A recent study published in the Australian Journal of Earth Sciences, Opalisation of the Great Artesian Basin (central Australia): an Australian story with a Martian twist (Rey, 2013). The study makes the assertion that a unique set of geological conditions existed during the Cretaceous era that led to the relative abundance of opals in Central Australia.

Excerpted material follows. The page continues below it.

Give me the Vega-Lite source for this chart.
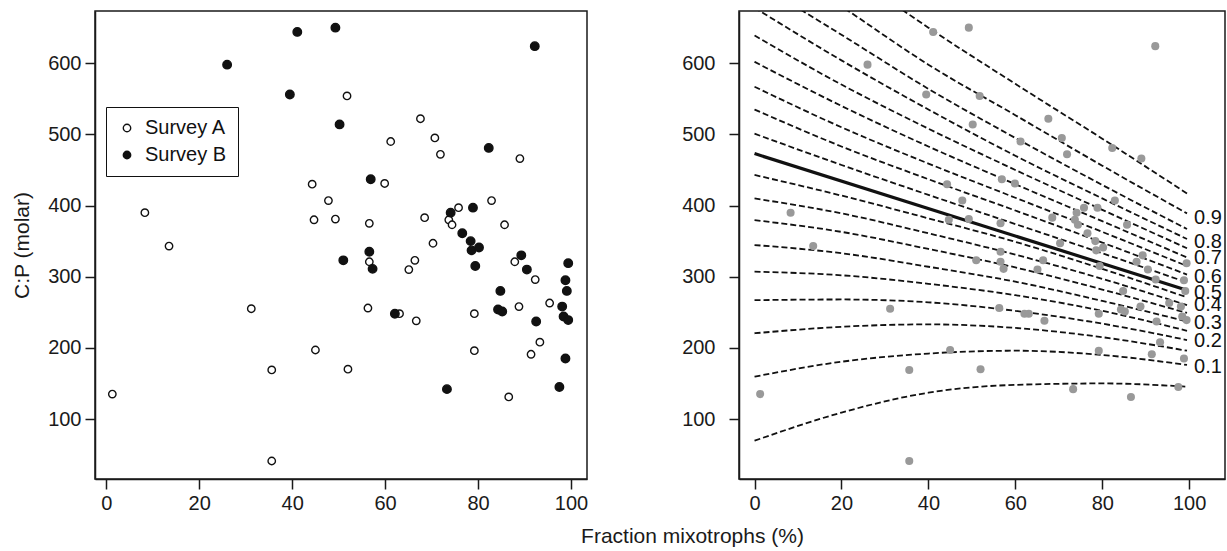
{
  "$schema": "https://vega.github.io/schema/vega-lite/v6.json",
  "padding": {"left": 10, "top": 10, "right": 0, "bottom": 0},
  "bounds": "flush",
  "spacing": 152,
  "config": {
    "font": "Liberation Sans",
    "view": {"stroke": "#1a1a1a", "strokeWidth": 1.5},
    "axis": {"domainColor": "#1a1a1a", "domainWidth": 1.5, "tickColor": "#1a1a1a", "tickWidth": 1.5, "tickSize": 10, "labelFontSize": 20, "labelColor": "#1a1a1a", "labelPadding": 4, "grid": false, "titleFontSize": 21, "titleFontWeight": "normal", "titleColor": "#1a1a1a"}
  },
  "datasets": {
    "pts": [
      {"s": "Survey A", "x": 1.3, "y": 135}, {"s": "Survey A", "x": 8.3, "y": 390}, {"s": "Survey A", "x": 13.5, "y": 343},
      {"s": "Survey A", "x": 31.2, "y": 255}, {"s": "Survey A", "x": 35.6, "y": 169}, {"s": "Survey A", "x": 35.6, "y": 41},
      {"s": "Survey A", "x": 44.3, "y": 430}, {"s": "Survey A", "x": 44.7, "y": 380}, {"s": "Survey A", "x": 45.0, "y": 197},
      {"s": "Survey A", "x": 47.8, "y": 407}, {"s": "Survey A", "x": 49.3, "y": 381}, {"s": "Survey A", "x": 51.8, "y": 554},
      {"s": "Survey A", "x": 52.0, "y": 170}, {"s": "Survey A", "x": 56.3, "y": 256}, {"s": "Survey A", "x": 56.6, "y": 375},
      {"s": "Survey A", "x": 56.6, "y": 321}, {"s": "Survey A", "x": 59.9, "y": 431}, {"s": "Survey A", "x": 61.2, "y": 490},
      {"s": "Survey A", "x": 63.1, "y": 248}, {"s": "Survey A", "x": 65.1, "y": 310}, {"s": "Survey A", "x": 66.4, "y": 323},
      {"s": "Survey A", "x": 66.7, "y": 238}, {"s": "Survey A", "x": 67.6, "y": 522}, {"s": "Survey A", "x": 68.5, "y": 383},
      {"s": "Survey A", "x": 70.3, "y": 347}, {"s": "Survey A", "x": 70.7, "y": 495}, {"s": "Survey A", "x": 71.9, "y": 472},
      {"s": "Survey A", "x": 73.7, "y": 380}, {"s": "Survey A", "x": 74.4, "y": 373}, {"s": "Survey A", "x": 75.8, "y": 397},
      {"s": "Survey A", "x": 79.2, "y": 248}, {"s": "Survey A", "x": 79.2, "y": 196}, {"s": "Survey A", "x": 82.9, "y": 407},
      {"s": "Survey A", "x": 85.7, "y": 373}, {"s": "Survey A", "x": 86.6, "y": 131}, {"s": "Survey A", "x": 87.9, "y": 321},
      {"s": "Survey A", "x": 88.8, "y": 258}, {"s": "Survey A", "x": 89.0, "y": 466}, {"s": "Survey A", "x": 91.4, "y": 191},
      {"s": "Survey A", "x": 92.3, "y": 296}, {"s": "Survey A", "x": 93.3, "y": 208}, {"s": "Survey A", "x": 95.4, "y": 263},
      {"s": "Survey B", "x": 26.0, "y": 598}, {"s": "Survey B", "x": 39.5, "y": 556}, {"s": "Survey B", "x": 41.1, "y": 644},
      {"s": "Survey B", "x": 49.3, "y": 650}, {"s": "Survey B", "x": 50.2, "y": 514}, {"s": "Survey B", "x": 51.0, "y": 323},
      {"s": "Survey B", "x": 56.6, "y": 335}, {"s": "Survey B", "x": 56.9, "y": 437}, {"s": "Survey B", "x": 57.3, "y": 311},
      {"s": "Survey B", "x": 62.1, "y": 248}, {"s": "Survey B", "x": 73.3, "y": 142}, {"s": "Survey B", "x": 74.1, "y": 390},
      {"s": "Survey B", "x": 76.6, "y": 361}, {"s": "Survey B", "x": 78.4, "y": 350}, {"s": "Survey B", "x": 78.6, "y": 337},
      {"s": "Survey B", "x": 78.9, "y": 397}, {"s": "Survey B", "x": 79.4, "y": 315}, {"s": "Survey B", "x": 80.2, "y": 341},
      {"s": "Survey B", "x": 82.3, "y": 481}, {"s": "Survey B", "x": 84.3, "y": 254}, {"s": "Survey B", "x": 84.8, "y": 280},
      {"s": "Survey B", "x": 85.2, "y": 251}, {"s": "Survey B", "x": 89.3, "y": 330}, {"s": "Survey B", "x": 90.5, "y": 310},
      {"s": "Survey B", "x": 92.2, "y": 624}, {"s": "Survey B", "x": 92.5, "y": 237}, {"s": "Survey B", "x": 97.5, "y": 145},
      {"s": "Survey B", "x": 98.1, "y": 258}, {"s": "Survey B", "x": 98.4, "y": 244}, {"s": "Survey B", "x": 98.8, "y": 295},
      {"s": "Survey B", "x": 98.8, "y": 185}, {"s": "Survey B", "x": 99.1, "y": 280}, {"s": "Survey B", "x": 99.4, "y": 319},
      {"s": "Survey B", "x": 99.4, "y": 239}
    ],
    "qlines": [
      {"q": "0.05", "x": 0, "y": 69.5}, {"q": "0.05", "x": 20, "y": 109}, {"q": "0.05", "x": 40, "y": 137}, {"q": "0.05", "x": 60, "y": 148}, {"q": "0.05", "x": 80, "y": 150}, {"q": "0.05", "x": 99.5, "y": 145.5},
      {"q": "0.10", "x": 0, "y": 159.5}, {"q": "0.10", "x": 20, "y": 180.5}, {"q": "0.10", "x": 40, "y": 192}, {"q": "0.10", "x": 60, "y": 196}, {"q": "0.10", "x": 80, "y": 190}, {"q": "0.10", "x": 99.5, "y": 176},
      {"q": "0.15", "x": 0, "y": 220.5}, {"q": "0.15", "x": 20, "y": 229.6}, {"q": "0.15", "x": 40, "y": 233}, {"q": "0.15", "x": 60, "y": 228}, {"q": "0.15", "x": 80, "y": 215}, {"q": "0.15", "x": 99.5, "y": 196},
      {"q": "0.20", "x": 0, "y": 267}, {"q": "0.20", "x": 20, "y": 268}, {"q": "0.20", "x": 40, "y": 264}, {"q": "0.20", "x": 60, "y": 252}, {"q": "0.20", "x": 80, "y": 234}, {"q": "0.20", "x": 99.5, "y": 211},
      {"q": "0.25", "x": 0, "y": 307}, {"q": "0.25", "x": 20, "y": 302}, {"q": "0.25", "x": 40, "y": 290}, {"q": "0.25", "x": 60, "y": 274}, {"q": "0.25", "x": 80, "y": 252}, {"q": "0.25", "x": 99.5, "y": 224},
      {"q": "0.30", "x": 0, "y": 344.5}, {"q": "0.30", "x": 20, "y": 333}, {"q": "0.30", "x": 40, "y": 314}, {"q": "0.30", "x": 60, "y": 293}, {"q": "0.30", "x": 80, "y": 266}, {"q": "0.30", "x": 99.5, "y": 237},
      {"q": "0.35", "x": 0, "y": 379.5}, {"q": "0.35", "x": 20, "y": 363}, {"q": "0.35", "x": 40, "y": 339}, {"q": "0.35", "x": 60, "y": 313}, {"q": "0.35", "x": 80, "y": 282}, {"q": "0.35", "x": 99.5, "y": 249},
      {"q": "0.40", "x": 0, "y": 410}, {"q": "0.40", "x": 20, "y": 389}, {"q": "0.40", "x": 40, "y": 361}, {"q": "0.40", "x": 60, "y": 331}, {"q": "0.40", "x": 80, "y": 297}, {"q": "0.40", "x": 99.5, "y": 260},
      {"q": "0.45", "x": 0, "y": 443}, {"q": "0.45", "x": 20, "y": 414}, {"q": "0.45", "x": 40, "y": 382}, {"q": "0.45", "x": 60, "y": 349}, {"q": "0.45", "x": 80, "y": 311}, {"q": "0.45", "x": 99.5, "y": 271},
      {"q": "0.55", "x": 0, "y": 501}, {"q": "0.55", "x": 20, "y": 457}, {"q": "0.55", "x": 40, "y": 415}, {"q": "0.55", "x": 60, "y": 374}, {"q": "0.55", "x": 80, "y": 333}, {"q": "0.55", "x": 99.5, "y": 292},
      {"q": "0.60", "x": 0, "y": 535}, {"q": "0.60", "x": 20, "y": 483}, {"q": "0.60", "x": 40, "y": 437}, {"q": "0.60", "x": 60, "y": 393}, {"q": "0.60", "x": 80, "y": 348}, {"q": "0.60", "x": 99.5, "y": 303},
      {"q": "0.65", "x": 0, "y": 567}, {"q": "0.65", "x": 20, "y": 510}, {"q": "0.65", "x": 40, "y": 459}, {"q": "0.65", "x": 60, "y": 411}, {"q": "0.65", "x": 80, "y": 363}, {"q": "0.65", "x": 99.5, "y": 315},
      {"q": "0.70", "x": 0, "y": 602}, {"q": "0.70", "x": 20, "y": 540}, {"q": "0.70", "x": 40, "y": 483}, {"q": "0.70", "x": 60, "y": 430}, {"q": "0.70", "x": 80, "y": 378}, {"q": "0.70", "x": 99.5, "y": 327},
      {"q": "0.75", "x": 0, "y": 639}, {"q": "0.75", "x": 20, "y": 570}, {"q": "0.75", "x": 40, "y": 508}, {"q": "0.75", "x": 60, "y": 450}, {"q": "0.75", "x": 80, "y": 394}, {"q": "0.75", "x": 99.5, "y": 340},
      {"q": "0.80", "x": 0, "y": 678}, {"q": "0.80", "x": 20, "y": 604}, {"q": "0.80", "x": 40, "y": 535}, {"q": "0.80", "x": 60, "y": 470}, {"q": "0.80", "x": 80, "y": 410}, {"q": "0.80", "x": 99.5, "y": 353},
      {"q": "0.85", "x": 0, "y": 715}, {"q": "0.85", "x": 20, "y": 640}, {"q": "0.85", "x": 40, "y": 564}, {"q": "0.85", "x": 60, "y": 495}, {"q": "0.85", "x": 80, "y": 429}, {"q": "0.85", "x": 99.5, "y": 367},
      {"q": "0.90", "x": 0, "y": 760}, {"q": "0.90", "x": 20, "y": 680}, {"q": "0.90", "x": 40, "y": 598}, {"q": "0.90", "x": 60, "y": 527}, {"q": "0.90", "x": 80, "y": 456}, {"q": "0.90", "x": 99.5, "y": 389},
      {"q": "0.95", "x": 0, "y": 820}, {"q": "0.95", "x": 20, "y": 735}, {"q": "0.95", "x": 40, "y": 650}, {"q": "0.95", "x": 60, "y": 571}, {"q": "0.95", "x": 80, "y": 494}, {"q": "0.95", "x": 99.5, "y": 417}
    ],
    "median": [
      {"x": 0, "y": 473}, {"x": 99.5, "y": 281}
    ],
    "labels": [
      {"t": "0.9", "x": 99.5, "y": 382.5}, {"t": "0.8", "x": 99.5, "y": 349}, {"t": "0.7", "x": 99.5, "y": 326},
      {"t": "0.6", "x": 99.5, "y": 300}, {"t": "0.5", "x": 99.5, "y": 277.6}, {"t": "0.4", "x": 99.5, "y": 260},
      {"t": "0.3", "x": 99.5, "y": 235}, {"t": "0.2", "x": 99.5, "y": 209}, {"t": "0.1", "x": 99.5, "y": 173}
    ]
  },
  "hconcat": [
    {
      "width": 492,
      "height": 468,
      "data": {"name": "pts"},
      "encoding": {
        "x": {"field": "x", "type": "quantitative",
              "scale": {"domain": [-2.43, 103.44], "nice": false, "zero": false},
              "axis": {"values": [0, 20, 40, 60, 80, 100], "title": "Fraction mixotrophs (%)", "titleX": 597, "titleY": 63, "titleBaseline": "alphabetic", "titleAlign": "center"}},
        "y": {"field": "y", "type": "quantitative",
              "scale": {"domain": [15.7, 673.4], "nice": false, "zero": false},
              "axis": {"values": [100, 200, 300, 400, 500, 600], "title": "C:P (molar)", "titlePadding": 15}},
        "fill": {"field": "s", "type": "nominal",
                 "scale": {"domain": ["Survey A", "Survey B"], "range": ["#ffffff", "#111111"]},
                 "legend": {"orient": "none", "legendX": 11, "legendY": 96, "title": null, "strokeColor": "#111111", "fillColor": "#ffffff", "padding": 11, "labelFontSize": 20, "labelColor": "#111111", "symbolSize": 55, "symbolType": "circle", "symbolStrokeColor": "#111111", "symbolStrokeWidth": 1.4, "rowPadding": 7, "labelOffset": 8}}
      },
      "layer": [
        {
          "transform": [{"filter": "datum.s == 'Survey A'"}],
          "mark": {"type": "point", "shape": "circle", "filled": true, "stroke": "#111111", "strokeWidth": 1.4, "opacity": 1, "size": 55}
        },
        {
          "transform": [{"filter": "datum.s == 'Survey B'"}],
          "mark": {"type": "point", "shape": "circle", "filled": true, "stroke": "#111111", "strokeWidth": 1.4, "opacity": 1, "size": 72}
        }
      ]
    },
    {
      "width": 486,
      "height": 468,
      "layer": [
        {
          "data": {"name": "qlines"},
          "mark": {"type": "line", "clip": true, "strokeDash": [6, 3], "strokeWidth": 1.8, "color": "#111111", "interpolate": "monotone"},
          "encoding": {
            "x": {"field": "x", "type": "quantitative",
                  "scale": {"domain": [-3.57, 108.24], "nice": false, "zero": false},
                  "axis": {"values": [0, 20, 40, 60, 80, 100], "title": null}},
            "y": {"field": "y", "type": "quantitative",
                  "scale": {"domain": [15.7, 673.4], "nice": false, "zero": false},
                  "axis": {"values": [100, 200, 300, 400, 500, 600], "title": null, "labelPadding": 14}},
            "detail": {"field": "q", "type": "nominal"}
          }
        },
        {
          "data": {"name": "median"},
          "mark": {"type": "line", "clip": true, "strokeWidth": 3.2, "color": "#111111"},
          "encoding": {
            "x": {"field": "x", "type": "quantitative"},
            "y": {"field": "y", "type": "quantitative"}
          }
        },
        {
          "data": {"name": "pts"},
          "mark": {"type": "circle", "size": 65, "color": "#999999", "opacity": 1},
          "encoding": {
            "x": {"field": "x", "type": "quantitative"},
            "y": {"field": "y", "type": "quantitative"}
          }
        },
        {
          "data": {"name": "labels"},
          "mark": {"type": "text", "align": "left", "baseline": "middle", "dx": 7, "fontSize": 20, "color": "#111111"},
          "encoding": {
            "x": {"field": "x", "type": "quantitative"},
            "y": {"field": "y", "type": "quantitative"},
            "text": {"field": "t", "type": "nominal"}
          }
        }
      ]
    }
  ]
}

Rey proposes a 'redox model' of opal formation to account for the great relative abundance of the precious stone in Australia.
An important aspect to note is that just about all opal deposits occur either in or on the periphery of the Great Artesian Basin, as can be seen in the map below:
Image Source and brief information of opal mining centres: The National Opal Collection
The conditions around the opal field part of the Artesian Basin during the Cretaceous, according to Rey (2013) were:
From about 130 to 93 million years ago, The Great Artesian Basin was flooded by what is known as the Eromanga Sea, this was a cold, shallow, largely stagnant waterway that was poorly connected to the open ocean.
The Eromanga Sea served as a 'sink' for volcaniclastic sediments eroded from orogenic volcanic sources on the Pacific margin of Gondwana.
Rey describes how the iron- and organic- rich sediments contributed to an anoxic seafloor environment that became rich in pyrite, ferrous iron, feldspar and volcaniclasts, but virtually no carbonates.
At the end of the Cretaceous and into the early Palaeogene (from about 93 to 60 million ears ago), the region experienced slow uplift, erosion and denudation, as well as subsequent sea regression; this, according to Rey, caused an acidic oxidation of the Eromanga Sea deposits as oxic fluids perculated through faults, some trapped by clay deposits - these are where the opal deposits have been found. Further deposition in the Palaeocene and Eocene provided protection from further erosion.
In summary, Rey notes 5 aspects unique to the geological history of the Great Artesian Basin that has resulted in the great relative abundance of opal:
- Large scale organic matter-rich, iron-rich volcaniclastic sediments
- The depositional environment to be anoxic
- negligible carbonates
- sea regression driving oxidative weathering
- stable landscape to preserve opal from erosion and to prevent its transformation into quartz via burial
The connection to Mars in the title is based on recent observations by NASA of opaline minerals found on the Martian surface, Rey suggests that there could be a link with the conditions with the dehydration of Eromanga Sea in the Cretaceous and processes that may have occurred on Mars.